#### Data lines ####

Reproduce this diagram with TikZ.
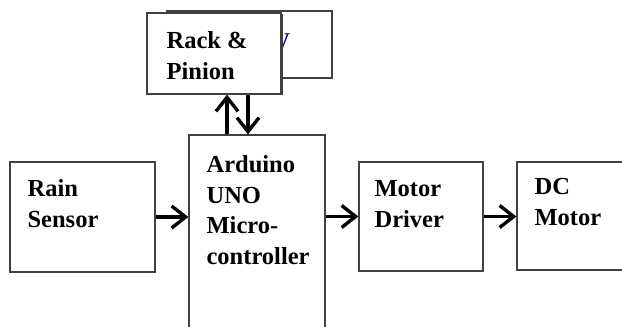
\documentclass[tikz,border=0pt]{standalone}
\usepackage{fontspec}
\setmainfont{Liberation Serif}
\usetikzlibrary{arrows.meta,positioning,shadows}
\tikzset{
      blockbox/.style={
        draw=black!75,
        line width=1.2pt,
        fill=white,
        inner sep=0pt
      },
      blocktext/.style={
        anchor=north west,
        align=left,
        inner sep=0pt,
        font=\fontsize{24.5}{30.5}\selectfont\bfseries
      },
      flow/.style={
        line width=3.4pt,
        color=black,
        -{Straight Barb[length=14pt,width=22pt]}
      }
    }
\begin{document}
\begin{tikzpicture}[x=1pt,y=1pt]
    \useasboundingbox (0,0) rectangle (622,-327);
    \clip (0,0) rectangle (622,-327);
    % hidden block behind the rack
    \node[blockbox, minimum width=165pt, minimum height=67pt] (disp) at (249.5,-44.5) {};
    \node[anchor=base west, inner sep=0pt, text=blue!60!black, font=\fontsize{32}{36}\selectfont] (dispy) at (274,-48) {y};
    \node[blockbox, minimum width=134pt, minimum height=81pt, drop shadow={shadow xshift=1.8pt, shadow yshift=-1.2pt, fill=black!75, opacity=1}] (rack) at (214,-53.5) {};
    \node[blocktext, below right=19pt and 20pt of rack.north west] (racktxt) {Rack \&\\Pinion};
    % main chain
    \node[blockbox, minimum width=145pt, minimum height=110pt] (rain) at (82.5,-217) {};
    \node[blocktext, below right=18pt and 18pt of rain.north west] (raintxt) {Rain\\Sensor};
    \node[blockbox, minimum width=136pt, minimum height=210pt] (micro) at (257,-240) {};
    \node[blocktext, below right=21pt and 18pt of micro.north west] (microtxt) {Arduino\\UNO\\Micro-\\controller};
    \node[blockbox, minimum width=124pt, minimum height=109pt] (driver) at (421,-216.5) {};
    \node[blocktext, below right=19pt and 16pt of driver.north west] (drivertxt) {Motor\\Driver};
    \node[blockbox, minimum width=123pt, minimum height=108pt] (dcmotor) at (578.5,-216) {};
    \node[blocktext, below right=17pt and 18pt of dcmotor.north west] (dctxt) {DC\\Motor};
    \draw[flow] (rain.east) -- (rain.east -| micro.west);
    \draw[flow] (micro.east |- driver.west) -- (driver.west);
    \draw[flow] (driver.east) -- (driver.east -| dcmotor.west);
    \draw[flow] ([xshift=13pt]rack.south |- micro.north) -- ([xshift=13pt]rack.south);
    \draw[flow] ([xshift=34pt]rack.south) -- ([xshift=34pt]rack.south |- micro.north);
    \end{tikzpicture}
\end{document}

####

Exercise:
Quote the material in full and exactly; do not carry over its pictures.

Response:
Reproduce this diagram with TikZ.
\documentclass[tikz,border=0pt]{standalone}
\usepackage{fontspec}
\setmainfont{Liberation Serif}
\usetikzlibrary{arrows.meta,positioning,shadows}
\tikzset{
      blockbox/.style={
        draw=black!75,
        line width=1.2pt,
        fill=white,
        inner sep=0pt
      },
      blocktext/.style={
        anchor=north west,
        align=left,
        inner sep=0pt,
        font=\fontsize{24.5}{30.5}\selectfont\bfseries
      },
      flow/.style={
        line width=3.4pt,
        color=black,
        -{Straight Barb[length=14pt,width=22pt]}
      }
    }
\begin{document}
\begin{tikzpicture}[x=1pt,y=1pt]
    \useasboundingbox (0,0) rectangle (622,-327);
    \clip (0,0) rectangle (622,-327);
    % hidden block behind the rack
    \node[blockbox, minimum width=165pt, minimum height=67pt] (disp) at (249.5,-44.5) {};
    \node[anchor=base west, inner sep=0pt, text=blue!60!black, font=\fontsize{32}{36}\selectfont] (dispy) at (274,-48) {y};
    \node[blockbox, minimum width=134pt, minimum height=81pt, drop shadow={shadow xshift=1.8pt, shadow yshift=-1.2pt, fill=black!75, opacity=1}] (rack) at (214,-53.5) {};
    \node[blocktext, below right=19pt and 20pt of rack.north west] (racktxt) {Rack \&\\Pinion};
    % main chain
    \node[blockbox, minimum width=145pt, minimum height=110pt] (rain) at (82.5,-217) {};
    \node[blocktext, below right=18pt and 18pt of rain.north west] (raintxt) {Rain\\Sensor};
    \node[blockbox, minimum width=136pt, minimum height=210pt] (micro) at (257,-240) {};
    \node[blocktext, below right=21pt and 18pt of micro.north west] (microtxt) {Arduino\\UNO\\Micro-\\controller};
    \node[blockbox, minimum width=124pt, minimum height=109pt] (driver) at (421,-216.5) {};
    \node[blocktext, below right=19pt and 16pt of driver.north west] (drivertxt) {Motor\\Driver};
    \node[blockbox, minimum width=123pt, minimum height=108pt] (dcmotor) at (578.5,-216) {};
    \node[blocktext, below right=17pt and 18pt of dcmotor.north west] (dctxt) {DC\\Motor};
    \draw[flow] (rain.east) -- (rain.east -| micro.west);
    \draw[flow] (micro.east |- driver.west) -- (driver.west);
    \draw[flow] (driver.east) -- (driver.east -| dcmotor.west);
    \draw[flow] ([xshift=13pt]rack.south |- micro.north) -- ([xshift=13pt]rack.south);
    \draw[flow] ([xshift=34pt]rack.south) -- ([xshift=34pt]rack.south |- micro.north);
    \end{tikzpicture}
\end{document}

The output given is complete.